2 pounds ground beef
2 cups soft bread crumbs
1/4 cup dry onion soup mix(one package)
½ teaspoon salt
1/4 teaspoon black pepper
3 cloves minced garlic
½ cup milk
Preheat oven to 350E
Thoroughly combine ground beef, bread crumbs, soup mix, salt, pepper,
garlic and ½ cup milk.
On a large piece of plastic wrap, pat meat mixture into a rectangle, to 1 inch
thickness, then cut into squares.
Roll each square in a ball.
Place balls on foil lined baking sheet and bake for 15 minutes or
till done. Place beef balls in 2 quart baking dish and pour hot
barbeque sauce over beef balls and serve.
Beef balls may be made ahead and frozen for later use.
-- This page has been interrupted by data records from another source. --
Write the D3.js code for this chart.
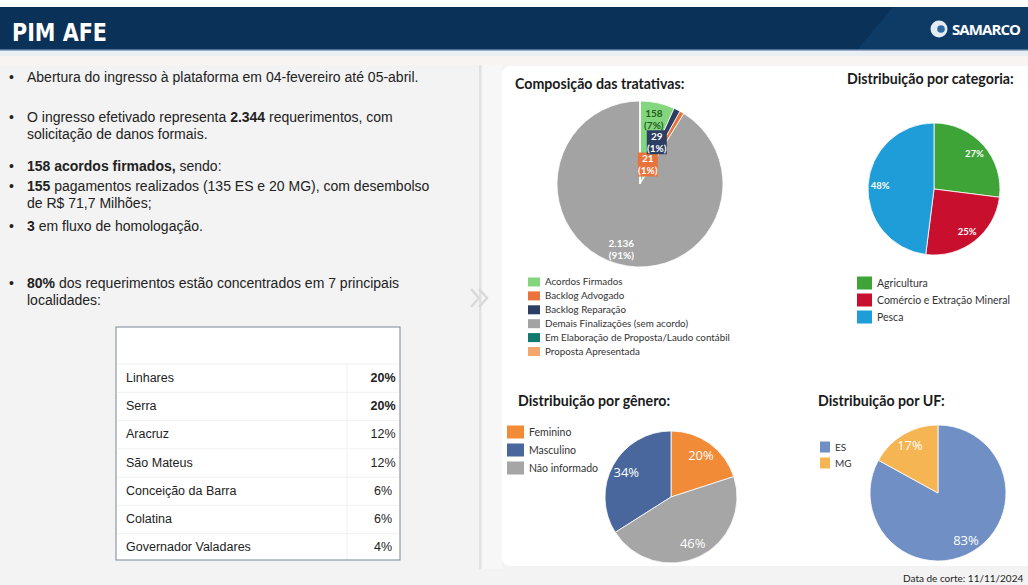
<!DOCTYPE html>
<html>
<head>
<meta charset="utf-8">
<script src="https://cdn.jsdelivr.net/npm/d3@7"></script>
<style>
  body { margin: 0; background: #f3f3f3; }
  svg { display: block; }
</style>
</head>
<body>
<script>
// ---- data ----
const composicaoCats = ["Acordos Firmados", "Backlog Advogado", "Backlog Reparação", "Demais Finalizações (sem acordo)", "Em Elaboração de Proposta/Laudo contábil", "Proposta Apresentada"];
const composicaoVals = [158, 21, 29, 2136, 0, 0];
const composicaoColors = ["#84d67e", "#e8743b", "#2c3e63", "#a3a3a3", "#127a6c", "#f5a66c"];
const composicaoOrder = [0, 2, 1, 3, 4, 5]; // order slices are drawn clockwise

const categoriaCats = ["Agricultura", "Comércio e Extração Mineral", "Pesca"];
const categoriaVals = [27, 25, 48];
const categoriaColors = ["#3ea437", "#c8102e", "#1f9dd9"];

const generoCats = ["Feminino", "Masculino", "Não informado"];
const generoVals = [20, 34, 46];
const generoColors = ["#f28b37", "#49679c", "#a6a6a6"];
const generoOrder = [0, 2, 1];

const ufCats = ["ES", "MG"];
const ufVals = [83, 17];
const ufColors = ["#6f8fc5", "#f6b553"];

const localidades = ["Linhares", "Serra", "Aracruz", "São Mateus", "Conceição da Barra", "Colatina", "Governador Valadares"];
const localidadesPct = [20, 20, 12, 12, 6, 6, 4];

// bullet text, each line is a list of [text, bold]
const bulletLines = [
  {y: 82, bullet: true, parts: [["Abertura do ingresso à plataforma em 04-fevereiro até 05-abril.", false]]},
  {y: 122, bullet: true, parts: [["O ingresso efetivado representa ", false], ["2.344", true], [" requerimentos, com", false]]},
  {y: 139, bullet: false, parts: [["solicitação de danos formais.", false]]},
  {y: 171, bullet: true, parts: [["158 acordos firmados,", true], [" sendo:", false]]},
  {y: 191, bullet: true, parts: [["155", true], [" pagamentos realizados (135 ES e 20 MG), com desembolso", false]]},
  {y: 208, bullet: false, parts: [["de R$ 71,7 Milhões;", false]]},
  {y: 231, bullet: true, parts: [["3", true], [" em fluxo de homologação.", false]]},
  {y: 288, bullet: true, parts: [["80%", true], [" dos requerimentos estão concentrados em 7 principais", false]]},
  {y: 305, bullet: false, parts: [["localidades:", false]]}
];

const width = 1028;
const height = 585;

const svg = d3.select("body").append("svg")
  .attr("width", width)
  .attr("height", height);

// ---- background ----
svg.append("rect").attr("width", width).attr("height", height).attr("fill", "#f3f3f3");
svg.append("rect").attr("width", width).attr("height", 7).attr("fill", "#ffffff");
svg.append("rect").attr("y", 50).attr("width", width).attr("height", 6).attr("fill", "#eaeff4");
svg.append("rect").attr("y", 56).attr("width", width).attr("height", 9).attr("fill", "#f8f4f1");
svg.append("rect").attr("x", 482).attr("y", 65).attr("width", 20).attr("height", 504).attr("fill", "#f7f7f7");
svg.append("rect").attr("x", 479).attr("y", 65).attr("width", 2.5).attr("height", 504).attr("fill", "#e2e2e2");
// chevron
svg.append("path")
  .attr("d", "M471,289 L479,298 L471,307 M479,289 L487,298 L479,307")
  .attr("fill", "none").attr("stroke", "#d9d9d9").attr("stroke-width", 2.5);

// white chart panel
svg.append("rect")
  .attr("x", 502).attr("y", 66).attr("width", 540).attr("height", 500)
  .attr("rx", 8).attr("fill", "#ffffff");

// ---- header ----
svg.append("rect").attr("y", 7).attr("width", width).attr("height", 43).attr("fill", "#0a3158");
svg.append("path").attr("d", "M893,7 L1028,7 L1028,50 L857,50 Z").attr("fill", "#0e3b66");
svg.append("rect").attr("y", 49).attr("width", width).attr("height", 1.5).attr("fill", "#4b6f96");
svg.append("text")
  .attr("x", 12).attr("y", 41)
  .attr("font-family", "'Liberation Sans Narrow', 'DejaVu Sans Condensed', Arial, sans-serif")
  .attr("font-weight", "bold").attr("font-size", 24).attr("fill", "#ffffff")
  .attr("textLength", 95).attr("lengthAdjust", "spacingAndGlyphs")
  .text("PIM AFE");
// logo
svg.append("circle").attr("cx", 939).attr("cy", 29).attr("r", 8.5).attr("fill", "#e4ebf2");
svg.append("circle").attr("cx", 941).attr("cy", 29).attr("r", 3.8).attr("fill", "#2f6aa3");
svg.append("text")
  .attr("x", 952).attr("y", 35)
  .attr("font-family", "'Open Sans', Arial, sans-serif")
  .attr("font-weight", "bold").attr("font-size", 15).attr("fill", "#ffffff")
  .attr("textLength", 69)
  .text("SAMARCO");

// ---- left text ----
const leftFont = "'Liberation Sans', Arial, sans-serif";
bulletLines.forEach(function(line) {
  if (line.bullet) {
    svg.append("text").attr("x", 9).attr("y", line.y)
      .attr("font-family", leftFont).attr("font-size", 14).attr("fill", "#222")
      .text("•");
  }
  const t = svg.append("text").attr("x", 27).attr("y", line.y)
    .attr("font-family", leftFont).attr("font-size", 14).attr("fill", "#222");
  line.parts.forEach(function(p) {
    t.append("tspan").attr("font-weight", p[1] ? "bold" : "normal").text(p[0]);
  });
});

// ---- table ----
const table = {x: 116, y: 327, w: 284, bottom: 560};
const rowY = d3.scaleBand()
  .domain(localidades)
  .range([364, 562]);
const tg = svg.append("g");
tg.append("rect")
  .attr("x", table.x).attr("y", table.y).attr("width", table.w).attr("height", table.bottom - table.y)
  .attr("fill", "#ffffff").attr("stroke", "#7b8594").attr("stroke-width", 1);
tg.append("line")
  .attr("x1", table.x + 1).attr("x2", table.x + table.w - 1)
  .attr("y1", 364).attr("y2", 364).attr("stroke", "#f0f0f0");
tg.append("line")
  .attr("x1", 347).attr("x2", 347)
  .attr("y1", 364).attr("y2", table.bottom - 1).attr("stroke", "#f0f0f0");
tg.selectAll(".rowline")
  .data(localidades.slice(1))
  .enter().append("line")
  .attr("class", "rowline")
  .attr("x1", table.x + 1).attr("x2", table.x + table.w - 1)
  .attr("y1", d => rowY(d)).attr("y2", d => rowY(d))
  .attr("stroke", "#f0f0f0");
tg.selectAll(".loc")
  .data(localidades)
  .enter().append("text")
  .attr("x", 126)
  .attr("y", d => rowY(d) + rowY.bandwidth() / 2 + 3.5)
  .attr("font-family", leftFont).attr("font-size", 12.5).attr("fill", "#222")
  .text(d => d);
tg.selectAll(".pct")
  .data(localidadesPct)
  .enter().append("text")
  .attr("x", 383)
  .attr("y", (d, i) => rowY(localidades[i]) + rowY.bandwidth() / 2 + 3.5)
  .attr("text-anchor", "middle")
  .attr("font-family", leftFont).attr("font-size", 12.5).attr("fill", "#222")
  .attr("font-weight", (d, i) => i < 2 ? "bold" : "normal")
  .text(d => d + "%");

// ---- charts ----
const chartFont = "Lato, 'Open Sans', sans-serif";

function title(x, y, txt) {
  svg.append("text").attr("x", x).attr("y", y)
    .attr("font-family", chartFont).attr("font-weight", "bold")
    .attr("font-size", 14.2).attr("fill", "#1a1a1a")
    .text(txt);
}

function legend(x, y, step, sw, sh, fontSize, cats, colors) {
  const g = svg.append("g").attr("transform", "translate(" + x + "," + y + ")");
  const items = g.selectAll("g").data(cats).enter().append("g")
    .attr("transform", (d, i) => "translate(0," + i * step + ")");
  items.append("rect").attr("width", sw).attr("height", sh)
    .attr("y", -sh / 2)
    .attr("fill", (d, i) => colors[i]);
  items.append("text").attr("x", sw + 5).attr("y", fontSize * 0.35)
    .attr("font-family", chartFont).attr("font-size", fontSize).attr("fill", "#333")
    .text(d => d);
}

function pieChart(cx, cy, r, vals, colors, order) {
  const idx = vals.map((v, i) => i);
  const pie = d3.pie()
    .value(i => vals[i])
    .sort(order ? (a, b) => order.indexOf(a) - order.indexOf(b) : null);
  const arcs = pie(idx);
  const arc = d3.arc().innerRadius(0).outerRadius(r);
  const g = svg.append("g").attr("transform", "translate(" + cx + "," + cy + ")");
  g.selectAll("path").data(arcs).enter().append("path")
    .attr("d", arc)
    .attr("fill", d => colors[d.data])
    .attr("stroke", "#ffffff").attr("stroke-width", 0.8);
  return {g: g, arcs: arcs};
}

function centroidAt(d, rad) {
  return d3.arc().innerRadius(rad).outerRadius(rad).centroid(d);
}

// Composição das tratativas
title(515, 89, "Composição das tratativas:");
const total1 = d3.sum(composicaoVals);
const p1 = pieChart(640, 184, 83, composicaoVals, composicaoColors, composicaoOrder);
const fmt = d3.format(",d");
const ptBR = v => fmt(v).replace(/,/g, ".");
const labelRad1 = {0: 66, 1: 21, 2: 45, 3: 68};
const labelShift1 = {0: 0, 1: -0.15, 2: -0.08, 3: 0};
const labelBox1 = {1: "#e8743b", 2: "#2c3e63"};
const labelTxt1 = {0: "#1f5f1c", 1: "#ffffff", 2: "#ffffff", 3: "#ffffff"};
p1.arcs.filter(d => d.value > 0).forEach(function(d) {
  const i = d.data;
  const mid = (d.startAngle + d.endAngle) / 2 + labelShift1[i];
  const c = centroidAt({startAngle: mid, endAngle: mid}, labelRad1[i]);
  const lg = p1.g.append("g").attr("transform", "translate(" + c[0] + "," + c[1] + ")");
  if (labelBox1[i]) {
    lg.append("rect").attr("x", -10).attr("y", -12).attr("width", 20).attr("height", 24)
      .attr("fill", labelBox1[i]);
  }
  const pct = Math.round(d.value / total1 * 100) + "%";
  lg.append("text").attr("text-anchor", "middle").attr("y", -2)
    .attr("font-family", chartFont).attr("font-weight", "bold").attr("font-size", 10)
    .attr("fill", labelTxt1[i]).text(ptBR(d.value));
  lg.append("text").attr("text-anchor", "middle").attr("y", 10)
    .attr("font-family", chartFont).attr("font-weight", "bold").attr("font-size", 10)
    .attr("fill", labelTxt1[i]).text("(" + pct + ")");
});
legend(528, 282, 13.9, 12, 9, 9.8, composicaoCats, composicaoColors);

// Distribuição por categoria
title(847, 84, "Distribuição por categoria:");
const p2 = pieChart(934, 189, 66, categoriaVals, categoriaColors, null);
p2.g.selectAll(".lbl").data(p2.arcs).enter().append("text")
  .attr("transform", d => "translate(" + centroidAt(d, 54) + ")")
  .attr("text-anchor", "middle").attr("dy", "0.35em")
  .attr("font-family", chartFont).attr("font-weight", "bold").attr("font-size", 9.5)
  .attr("fill", "#ffffff")
  .text(d => categoriaVals[d.data] + "%");
legend(857, 283, 17, 15, 13, 10.5, categoriaCats, categoriaColors);

// Distribuição por gênero
title(518, 406, "Distribuição por gênero:");
const p3 = pieChart(671, 497, 66, generoVals, generoColors, generoOrder);
p3.g.selectAll(".lbl").data(p3.arcs).enter().append("text")
  .attr("transform", d => "translate(" + centroidAt(d, 51) + ")")
  .attr("text-anchor", "middle").attr("dy", "0.35em")
  .attr("font-family", "'Open Sans', sans-serif").attr("font-size", 13)
  .attr("fill", "#ffffff")
  .text(d => generoVals[d.data] + "%");
legend(507, 432, 18, 17, 13, 10.5, generoCats, generoColors);

// Distribuição por UF
title(818, 406, "Distribuição por UF:");
const p4 = pieChart(938, 493, 68, ufVals, ufColors, null);
p4.g.selectAll(".lbl").data(p4.arcs).enter().append("text")
  .attr("transform", d => "translate(" + centroidAt(d, 55) + ")")
  .attr("text-anchor", "middle").attr("dy", "0.35em")
  .attr("font-family", "'Open Sans', sans-serif").attr("font-size", 13)
  .attr("fill", "#ffffff")
  .text(d => ufVals[d.data] + "%");
legend(820, 447, 16, 10, 11, 10, ufCats, ufColors);

// footer
svg.append("text").attr("x", 903).attr("y", 582)
  .attr("font-family", chartFont).attr("font-size", 10).attr("fill", "#222")
  .text("Data de corte: 11/11/2024");
</script>
</body>
</html>
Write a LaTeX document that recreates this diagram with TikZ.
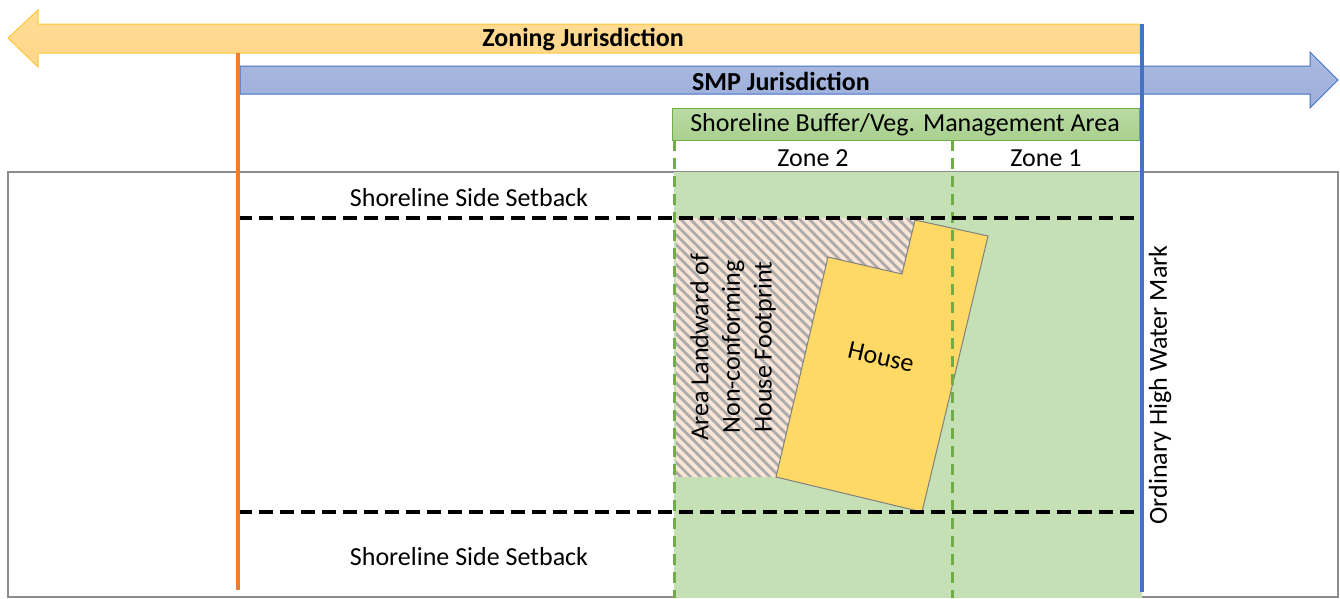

Makes 10 to 12 servings.
Sugared Bacon Strips
In a 2 quart sauce pan, bring 1 quart of Canola Oil
To 300◦. Gently place thick bacon slices in oil. Fry for
6 to 10 minutes or till golden brown. Drain on paper towel.
Sprinkle with Brown Sugar. Serve with meatballs.
1 cup barbeque sauce
1 cup ketchup
2 tablespoons brown sugar
1 tablespoon hot sauce
Combeine barbeque sauce, ketchup, brown sugar and hot sauce in a 2 quart saucepan. Heat until bubbly. Continue cooking for 5 minutrs. Pour sauce over meatballs or cool and refrigerate for later use.
Serve Bacon Meatballs with OakGlenn Chambourcin.